La respuesta de Jesús, de entrada, puede sorprender. Más que concederles el don solicitado parece lanzarles un reto: “Si tuvierais fe como un granito de mostaza…” Parece dar a entender que la fe no es cuestión de cantidad, sino de calidad. Lo importante es que esté viva, como una semilla, y entonces, por pequeña y débil que parezca, es capaz de obrar milagros y hacer cosas imposibles. La alusión a la morera (planta de profundas y ramificadas raíces, difícil de arrancar) hay que entenderla en el sentido metafórico en que decimos nosotros que “la fe mueve montañas”. La fe viva, en efecto, nos pone en movimiento y nos permite realizar cosas que, de otra manera, se nos antojan imposibles.

Ahora bien, ¿qué significa realmente una “fe viva”? No se trata de un poder nuestro para hacer cosas extraordinarias, como si gracias a la fe nos convirtiéramos en una especie de taumaturgos capaces de sorprender a quien se nos ponga por delante.

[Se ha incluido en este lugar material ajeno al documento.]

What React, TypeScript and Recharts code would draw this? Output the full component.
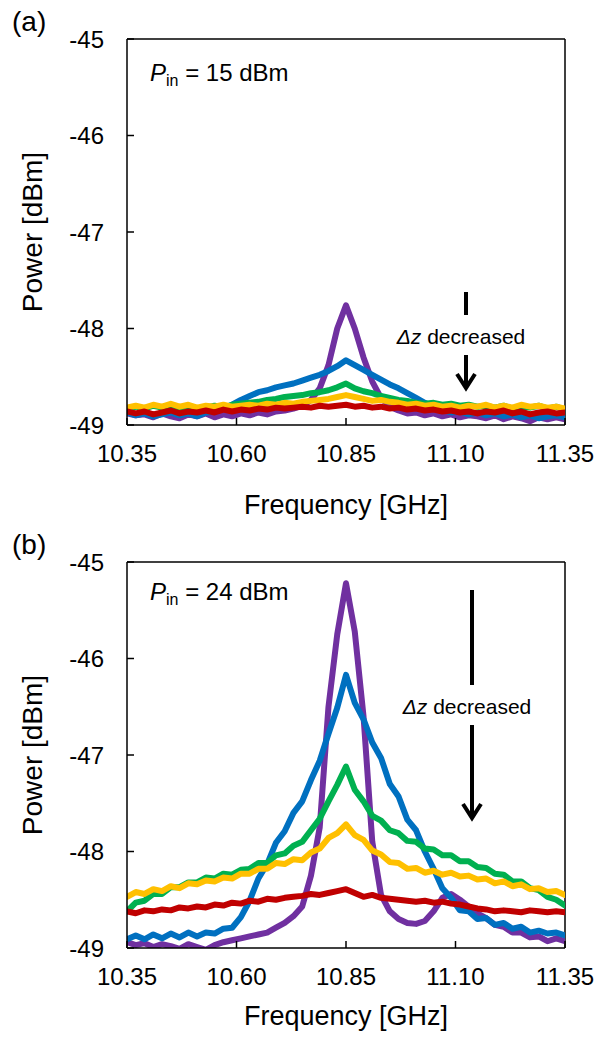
import React from "react";
import { LineChart, Line, XAxis, YAxis, ReferenceLine } from "recharts";

// frequency grid [GHz]
const freq = [
  10.35, 10.37, 10.39, 10.41, 10.43, 10.45, 10.47, 10.49, 10.51, 10.53,
  10.55, 10.57, 10.59, 10.61, 10.63, 10.65, 10.67, 10.69, 10.71, 10.73,
  10.75, 10.77, 10.79, 10.81, 10.83, 10.85, 10.87, 10.89, 10.91, 10.93,
  10.95, 10.97, 10.99, 11.01, 11.03, 11.05, 11.07, 11.09, 11.11, 11.13,
  11.15, 11.17, 11.19, 11.21, 11.23, 11.25, 11.27, 11.29, 11.31, 11.33,
  11.35,
];

const xTicks = [10.35, 10.6, 10.85, 11.1, 11.35];
const yTicks = [-49, -48, -47, -46, -45];

// (a) Pin = 15 dBm
const purpleA = [
  -48.88, -48.9, -48.89, -48.92, -48.88, -48.91, -48.93, -48.89, -48.91, -48.88,
  -48.92, -48.89, -48.91, -48.88, -48.9, -48.87, -48.89, -48.86, -48.85, -48.83,
  -48.8, -48.74, -48.62, -48.38, -48.0, -47.76, -48.0, -48.3, -48.55, -48.72,
  -48.81, -48.85, -48.88, -48.87, -48.9, -48.88, -48.91, -48.89, -48.92, -48.9,
  -48.91, -48.93, -48.9, -48.94, -48.91, -48.93, -48.96, -48.92, -48.94, -48.92,
  -48.94,
];
const blueA = [
  -48.87, -48.9, -48.88, -48.91, -48.89, -48.87, -48.9, -48.88, -48.91, -48.87,
  -48.86, -48.83, -48.79, -48.74, -48.7, -48.66, -48.64, -48.61, -48.59, -48.57,
  -48.54, -48.51, -48.48, -48.44, -48.39, -48.33, -48.38, -48.43, -48.48, -48.53,
  -48.58, -48.62, -48.67, -48.72, -48.77, -48.81, -48.84, -48.87, -48.86, -48.89,
  -48.87, -48.9, -48.88, -48.91, -48.89, -48.92, -48.9, -48.93, -48.91, -48.9,
  -48.92,
];
const greenA = [
  -48.84, -48.81, -48.83, -48.8, -48.82, -48.79, -48.83, -48.81, -48.84, -48.82,
  -48.8, -48.82, -48.79, -48.78, -48.77, -48.76, -48.74, -48.73, -48.71, -48.7,
  -48.69, -48.67, -48.66, -48.64, -48.61, -48.57, -48.62, -48.65, -48.67, -48.7,
  -48.72, -48.74, -48.75, -48.77, -48.78, -48.77, -48.79, -48.78, -48.8, -48.79,
  -48.81, -48.8, -48.82, -48.8, -48.83, -48.81, -48.82, -48.8, -48.83, -48.81,
  -48.84,
];
const yellowA = [
  -48.82, -48.8, -48.82, -48.79, -48.81, -48.78, -48.81, -48.79, -48.82, -48.8,
  -48.81, -48.79, -48.81, -48.8, -48.79, -48.8, -48.78, -48.79, -48.77, -48.78,
  -48.76, -48.75, -48.74, -48.73, -48.71, -48.69, -48.71, -48.73, -48.75, -48.74,
  -48.76, -48.77, -48.79, -48.78, -48.8, -48.79, -48.81, -48.8, -48.82, -48.8,
  -48.81, -48.79, -48.82, -48.8, -48.82, -48.79, -48.81, -48.8, -48.82, -48.81,
  -48.83,
];
const redA = [
  -48.86, -48.88, -48.86, -48.89, -48.87, -48.85, -48.88, -48.86, -48.87, -48.85,
  -48.87, -48.84, -48.86, -48.84, -48.85, -48.83, -48.84, -48.82, -48.83, -48.82,
  -48.81, -48.82, -48.8, -48.81, -48.8, -48.79, -48.81, -48.8, -48.82, -48.81,
  -48.83, -48.82, -48.84, -48.83, -48.85, -48.84, -48.86, -48.85, -48.87, -48.86,
  -48.88, -48.86, -48.87, -48.85, -48.88, -48.86, -48.89, -48.87, -48.86, -48.88,
  -48.87,
];

// (b) Pin = 24 dBm
const purpleB = [
  -48.94, -48.97, -48.95, -48.99, -48.96, -48.98, -49.01, -48.96, -48.99, -49.02,
  -48.97, -48.94, -48.92, -48.9, -48.88, -48.86, -48.84, -48.79, -48.74, -48.67,
  -48.57, -48.25, -47.75, -46.5, -45.75, -45.22, -45.72, -46.6, -47.9, -48.45,
  -48.62, -48.7, -48.74, -48.75, -48.72, -48.62, -48.48, -48.44, -48.5, -48.57,
  -48.64, -48.69, -48.76, -48.78, -48.84, -48.84, -48.89, -48.88, -48.93, -48.9,
  -48.93,
];
const blueB = [
  -48.91, -48.87, -48.91, -48.86, -48.9, -48.85, -48.89, -48.84, -48.88, -48.84,
  -48.85, -48.8, -48.79, -48.68, -48.51, -48.28, -48.13, -47.91, -47.79, -47.6,
  -47.48, -47.26, -47.06, -46.78, -46.51, -46.17, -46.46, -46.63, -46.87, -47.03,
  -47.3, -47.43, -47.67, -47.78, -48.0, -48.18, -48.38, -48.48, -48.61, -48.62,
  -48.7, -48.69, -48.76, -48.74, -48.8, -48.78, -48.84, -48.82, -48.85, -48.84,
  -48.87,
];
const greenB = [
  -48.62, -48.53, -48.51, -48.44, -48.44, -48.37, -48.37, -48.32, -48.32, -48.27,
  -48.28, -48.23, -48.24, -48.19, -48.18, -48.12, -48.12, -48.04, -48.02, -47.94,
  -47.9, -47.78, -47.66, -47.48, -47.31, -47.12, -47.36, -47.48, -47.63, -47.68,
  -47.78, -47.81, -47.89, -47.9, -47.97, -47.98, -48.04, -48.04, -48.1, -48.1,
  -48.16, -48.17, -48.23, -48.24, -48.31, -48.31, -48.38, -48.4, -48.47, -48.5,
  -48.56,
];
const yellowB = [
  -48.47, -48.42, -48.44, -48.39, -48.41, -48.36, -48.38, -48.33, -48.34, -48.3,
  -48.31, -48.27, -48.28, -48.23, -48.23, -48.18, -48.18, -48.12, -48.13, -48.08,
  -48.09, -48.01, -47.97, -47.86, -47.81, -47.72, -47.83, -47.88, -47.99, -48.03,
  -48.11, -48.12, -48.18, -48.17, -48.22, -48.2, -48.24, -48.22, -48.26, -48.25,
  -48.29, -48.28, -48.33, -48.31, -48.36, -48.34, -48.39, -48.38, -48.42, -48.41,
  -48.45,
];
const redB = [
  -48.62, -48.64, -48.61, -48.62, -48.6, -48.61, -48.58, -48.59, -48.57, -48.58,
  -48.55, -48.56, -48.53, -48.54, -48.51, -48.52, -48.49, -48.5, -48.48, -48.47,
  -48.46, -48.44, -48.45, -48.43, -48.41, -48.39, -48.43, -48.47, -48.45, -48.48,
  -48.49, -48.5, -48.51, -48.52, -48.51, -48.53, -48.52, -48.54, -48.55, -48.57,
  -48.59, -48.6, -48.62, -48.61, -48.62, -48.63, -48.61, -48.62, -48.63, -48.62,
  -48.63,
];

const COLORS = {
  purple: "#7030A0",
  blue: "#0070C0",
  green: "#00B050",
  yellow: "#FFC000",
  red: "#C00000",
};

const FONT = "'Liberation Sans', Arial, sans-serif";

const rowsA = freq.map((f, i) => ({
  f,
  purple: purpleA[i],
  blue: blueA[i],
  green: greenA[i],
  yellow: yellowA[i],
  red: redA[i],
}));

const rowsB = freq.map((f, i) => ({
  f,
  purple: purpleB[i],
  blue: blueB[i],
  green: greenB[i],
  yellow: yellowB[i],
  red: redB[i],
}));

const seriesOrder: (keyof typeof COLORS)[] = ["purple", "blue", "green", "yellow", "red"];

function Panel({ data, top }: { data: any[]; top: number }) {
  return (
    <div style={{ position: "absolute", left: 0, top }}>
      <LineChart
        width={609}
        height={520}
        data={data}
        margin={{ top: 39, right: 44, bottom: 35, left: 0 }}
      >
        <XAxis
          dataKey="f"
          type="number"
          domain={[10.35, 11.35]}
          ticks={xTicks}
          tickFormatter={(v: number) => v.toFixed(2)}
          height={60}
          tickSize={-7}
          tickMargin={27}
          axisLine={{ stroke: "#000", strokeWidth: 1.5 }}
          tickLine={{ stroke: "#000", strokeWidth: 1.5 }}
          tick={{ fill: "#000", fontSize: 24, fontFamily: FONT }}
          allowDataOverflow
        />
        <YAxis
          type="number"
          domain={[-49, -45]}
          ticks={yTicks}
          width={127}
          tickSize={-7}
          tickMargin={30}
          axisLine={{ stroke: "#000", strokeWidth: 1.5 }}
          tickLine={{ stroke: "#000", strokeWidth: 1.5 }}
          tick={{ fill: "#000", fontSize: 24, fontFamily: FONT }}
          allowDataOverflow
        />
        <ReferenceLine y={-45} stroke="#000" strokeWidth={1.5} />
        <ReferenceLine x={11.35} stroke="#000" strokeWidth={1.5} />
        {seriesOrder.map((k) => (
          <Line
            key={k}
            type="linear"
            dataKey={k}
            stroke={COLORS[k]}
            strokeWidth={6}
            strokeLinejoin="round"
            strokeLinecap="round"
            dot={false}
            isAnimationActive={false}
          />
        ))}
      </LineChart>
    </div>
  );
}

function Arrow({ x, barTop, barBottom, textY, arrowTop, arrowBottom }: any) {
  return (
    <g>
      <line x1={x} y1={barTop} x2={x} y2={barBottom} stroke="#000" strokeWidth={4} />
      <text x={x - 5} y={textY} textAnchor="middle" fontSize={21} fontFamily={FONT}>
        <tspan fontStyle="italic">Δz</tspan>
        <tspan> decreased</tspan>
      </text>
      <line x1={x} y1={arrowTop} x2={x} y2={arrowBottom - 2} stroke="#000" strokeWidth={4} />
      <polyline
        points={`${x - 9},${arrowBottom - 14} ${x},${arrowBottom} ${x + 9},${arrowBottom - 14}`}
        fill="none"
        stroke="#000"
        strokeWidth={4}
      />
    </g>
  );
}

function Annotations() {
  return (
    <svg
      width={609}
      height={1042}
      style={{ position: "absolute", left: 0, top: 0, pointerEvents: "none" }}
    >
      <g fontFamily={FONT} fill="#000">
        <text x={12} y={31} fontSize={28}>(a)</text>
        <text x={12} y={554} fontSize={28}>(b)</text>

        <text x={32} y={232} fontSize={28} textAnchor="middle" dominantBaseline="central" transform="rotate(-90 32 232)">
          Power [dBm]
        </text>
        <text x={32} y={755} fontSize={28} textAnchor="middle" dominantBaseline="central" transform="rotate(-90 32 755)">
          Power [dBm]
        </text>

        <text x={346} y={514} fontSize={27} textAnchor="middle">Frequency [GHz]</text>
        <text x={346} y={1025} fontSize={27} textAnchor="middle">Frequency [GHz]</text>

        <text x={150} y={81} fontSize={24}>
          <tspan fontStyle="italic">P</tspan>
          <tspan fontSize={16} dy={5}>in</tspan>
          <tspan dy={-5}> = 15 dBm</tspan>
        </text>
        <text x={150} y={600} fontSize={24}>
          <tspan fontStyle="italic">P</tspan>
          <tspan fontSize={16} dy={5}>in</tspan>
          <tspan dy={-5}> = 24 dBm</tspan>
        </text>

        <Arrow x={466} barTop={292} barBottom={315} textY={344} arrowTop={355} arrowBottom={388} />
        <Arrow x={472} barTop={590} barBottom={685} textY={714} arrowTop={725} arrowBottom={818} />
      </g>
    </svg>
  );
}

export default function App() {
  return (
    <div style={{ position: "absolute", left: 0, top: 0, width: 609, height: 1042, background: "#fff" }}>
      <Panel data={rowsA} top={0} />
      <Panel data={rowsB} top={523} />
      <Annotations />
    </div>
  );
}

La fe de la que hablamos aquí, la fe en Jesús, es la confianza en su palabra, la acogida de la misma y la disposición a ponerla en práctica. Como realidad viva que es, a imagen de la semilla, requiere ser cultivada y, como dice Pablo en la segunda lectura, reavivada. Ante las dificultades internas y externas, la fe probada se convierte en fidelidad: las últimas palabras de la profecía de Habacuc se traducen a veces de esta manera: “el justo vivirá por su fidelidad”. Y una fe que confía y es fiel es una fe que se enfrenta con valentía a las dificultades, que no se esconde, que da testimonio. El supremo ejemplo lo tenemos en el mismo Jesús, que vive en la plena confianza en su Padre, y fiel a su misión, llega al extremo de entregar su propia vida.

En el texto evangélico podemos tener la impresión de que tras la breve catequesis sobre la fe, Jesús cambia de tercio y se pone a hablar de algo totalmente distinto. Pero, en realidad, existe un profundo vínculo entre las dos enseñanzas. Si, como hemos dicho,  la fe se alimenta de la palabra de Jesús escuchada, acogida y puesta en práctica, la alusión al servicio no es casual. La fe no es una confianza pasiva, sino que nos pone en pie y nos hace vivir activamente, actuar. Y, ¿cuál es el género de acción que, como fruto de la semilla, procede de la fe en Jesucristo? El que cree en Él debe vivir como vivió Él (cf. 1 Jn 2, 6). Si Él vino a servir y a entregar su vida en rescate por muchos (cf. Mt 20, 28), el discípulo de Jesús ha de ser un servidor de Dios y de sus hermanos. Si es un verdadero creyente, éste es el milagro que la fe opera en él: arrancarlo de las raíces del egoísmo y de la seguridad, y plantarlo en el mar arriesgado del servicio a los demás. Vivir en actitud de entrega y servicio no es una dimensión sobreañadida a la fe, algo de lo que podamos enorgullecernos o por lo que debamos exigir un salario, sino la consecuencia natural de ese “vivir por la fe”, de ese espíritu de energía, amor y buen juicio; es el fruto de esa semilla de la fe que la palabra de Jesús ha plantado en nuestro interior.

Después del Concilio Vaticano II en pleno proceso de renovación eclesial había un dicho muy significativo sobre el papel y el sentido de la Iglesia en el mundo: “una Iglesia que no sirve, no sirve para nada”. Lo mismo podemos decir nosotros de nuestra fe: una fe que no nos pone en una actitud de servicio es una fe débil y mortecina, si no ya totalmente muerta. Pero también la inversa es verdadera: para fortalecer, reavivar y aumentar nuestra fe, además de pedírselo al Señor en la escucha de su palabra, hemos de ponernos enseguida al servicio de los hermanos.